▶ Work to do:
All of the material below is to be restated word for word, apart from the pictures.

▶ Data segment:
──────

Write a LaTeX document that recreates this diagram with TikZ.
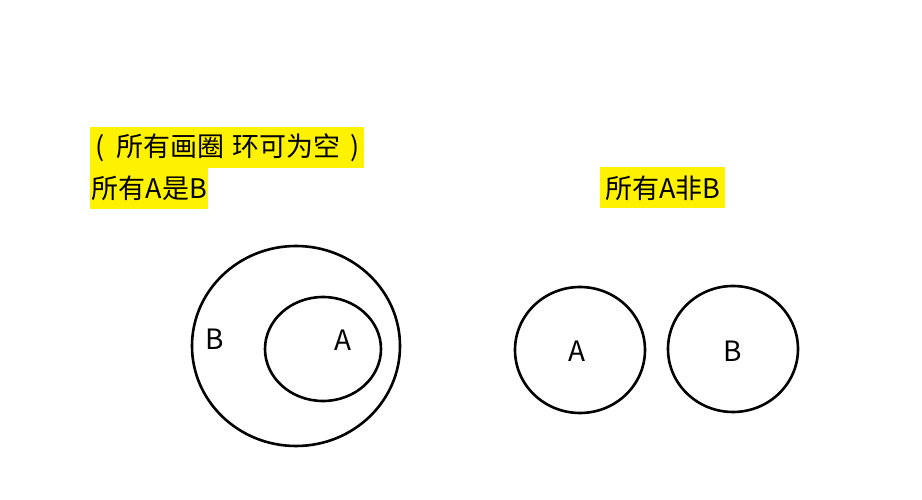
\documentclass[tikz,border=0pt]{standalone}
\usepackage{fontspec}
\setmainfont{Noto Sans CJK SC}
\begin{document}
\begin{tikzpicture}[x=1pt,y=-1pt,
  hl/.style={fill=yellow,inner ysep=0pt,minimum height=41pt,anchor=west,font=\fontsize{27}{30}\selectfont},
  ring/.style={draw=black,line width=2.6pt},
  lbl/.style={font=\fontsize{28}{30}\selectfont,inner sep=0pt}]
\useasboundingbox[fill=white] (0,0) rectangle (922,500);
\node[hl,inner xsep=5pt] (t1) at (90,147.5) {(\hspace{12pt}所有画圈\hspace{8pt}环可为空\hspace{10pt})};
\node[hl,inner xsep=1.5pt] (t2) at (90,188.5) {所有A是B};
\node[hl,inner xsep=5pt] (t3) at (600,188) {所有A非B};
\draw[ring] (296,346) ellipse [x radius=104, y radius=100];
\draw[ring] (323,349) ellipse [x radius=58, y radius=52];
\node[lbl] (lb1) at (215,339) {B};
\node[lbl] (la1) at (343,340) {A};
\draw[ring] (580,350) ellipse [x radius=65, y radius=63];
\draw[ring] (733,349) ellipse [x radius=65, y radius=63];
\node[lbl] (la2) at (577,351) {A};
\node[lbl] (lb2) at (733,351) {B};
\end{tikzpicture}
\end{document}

──────

▶ In response:
Write a LaTeX document that recreates this diagram with TikZ.
\documentclass[tikz,border=0pt]{standalone}
\usepackage{fontspec}
\setmainfont{Noto Sans CJK SC}
\begin{document}
\begin{tikzpicture}[x=1pt,y=-1pt,
  hl/.style={fill=yellow,inner ysep=0pt,minimum height=41pt,anchor=west,font=\fontsize{27}{30}\selectfont},
  ring/.style={draw=black,line width=2.6pt},
  lbl/.style={font=\fontsize{28}{30}\selectfont,inner sep=0pt}]
\useasboundingbox[fill=white] (0,0) rectangle (922,500);
\node[hl,inner xsep=5pt] (t1) at (90,147.5) {(\hspace{12pt}所有画圈\hspace{8pt}环可为空\hspace{10pt})};
\node[hl,inner xsep=1.5pt] (t2) at (90,188.5) {所有A是B};
\node[hl,inner xsep=5pt] (t3) at (600,188) {所有A非B};
\draw[ring] (296,346) ellipse [x radius=104, y radius=100];
\draw[ring] (323,349) ellipse [x radius=58, y radius=52];
\node[lbl] (lb1) at (215,339) {B};
\node[lbl] (la1) at (343,340) {A};
\draw[ring] (580,350) ellipse [x radius=65, y radius=63];
\draw[ring] (733,349) ellipse [x radius=65, y radius=63];
\node[lbl] (la2) at (577,351) {A};
\node[lbl] (lb2) at (733,351) {B};
\end{tikzpicture}
\end{document}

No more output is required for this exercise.